Oil Slips on Emerging Market Concerns

Brent crude oil slipped below $107 a barrel on Friday and was headed for its first monthly fall since September, weighed down by worries over emerging economies and U.S. plans to keep cutting monetary stimulus.

Brent, the international benchmark, was poised to slip 3.3 percent in January, following emerging markets lower after data this month showed China's fuel consumption rose at its slowest pace in over 20 years in 2013.

Drawing strength from a cold spell and an improving economy, the U.S. futures contract, known as WTI, is set to end little changed on the month, narrowing the difference between the two.

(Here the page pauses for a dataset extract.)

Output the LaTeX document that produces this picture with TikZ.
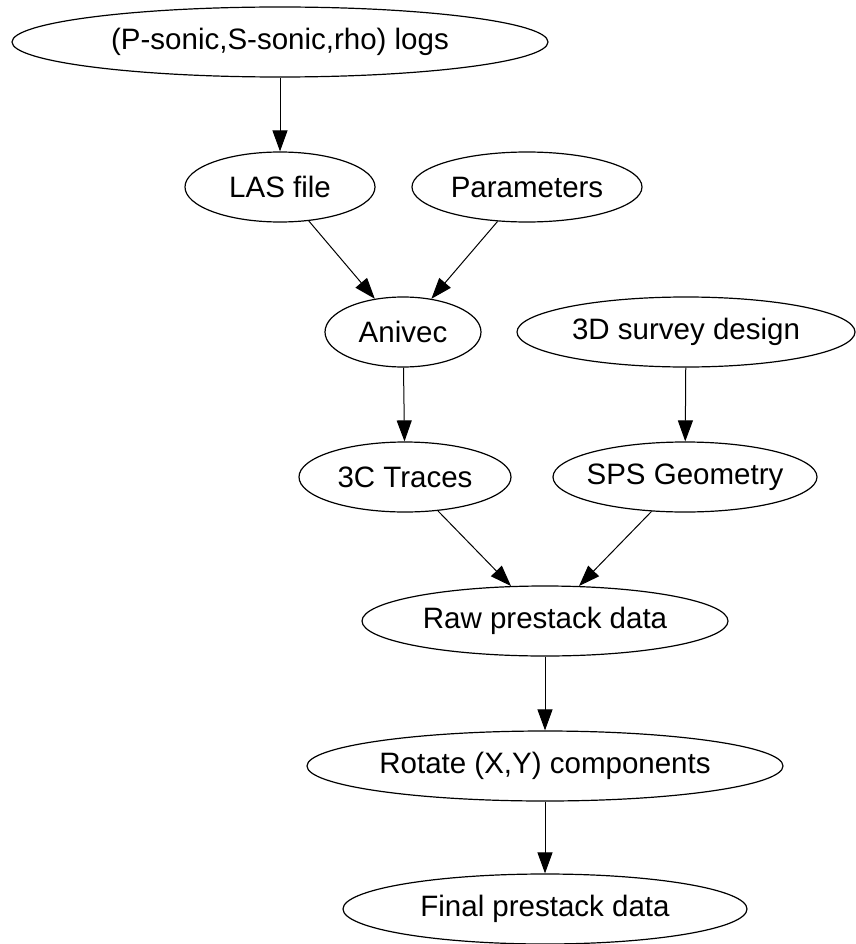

Brent crude had shed $1.01 to $106.93 a barrel by 1324 GMT, after closing 10 cents higher in the previous session. Trade was thin with some Asian markets closed for the Lunar New Year holiday.

U.S. oil shed $1 to $97.23. The spread held near the lowest settlement price since Nov. 7.

Oil joined a broader rout with emerging markets currencies hit by fresh turbulence and European shares on course for a monthly decline as concerns about the prospects for emerging economies spread.

"It's a down time for markets in general... as people worry about U.S. Federal Reserve tapering and the strong dollar and there are concerns about demand," said Simon Wardell, oil analyst at Global Insight.

"Our outlook is for a slow downward trend. There seems to be reasonable supply and signs that the Iran issue is de-escalating."

In addition to concerns about Asian demand, indications that crude markets were well supplied added downward pressure.

OPEC's oil output has risen in January from December's 2-1/2-year low, due to a partial recovery in Libyan supply and higher shipments from Iraq and Iran, a Reuters survey found on Friday. Output averaged 29.94 million barrels per day, up from a revised 29.63 million bpd in December.

The U.S. dollar traded up 0.1 percent against a basket of major currencies, after earlier touching one-week highs. A strong greenback usually weighs on commodities such as oil that are priced in the currency.

The dollar gained partly as U.S. gross domestic product grew at an annual rate of 3.2 percent in the final three months of last year. While that was a slowdown from the third-quarter, it was a far stronger performance than had been anticipated earlier in the quarter.

The dollar is also strengthening as the U.S. Federal Reserve stuck with its plan to keep cutting monetary stimulus, although U.S. oil was underpinned by the cold weather.

"The price differential between Brent and WTI fell to below $10 per barrel on a closing price basis for the first time since early November," Commerzbank analysts said in a note.

"For as long as the cold snap continues in the U.S., the trend towards a falling price gap is likely to continue, for this should attract more financial investors to bet on a further narrowing of the price differential."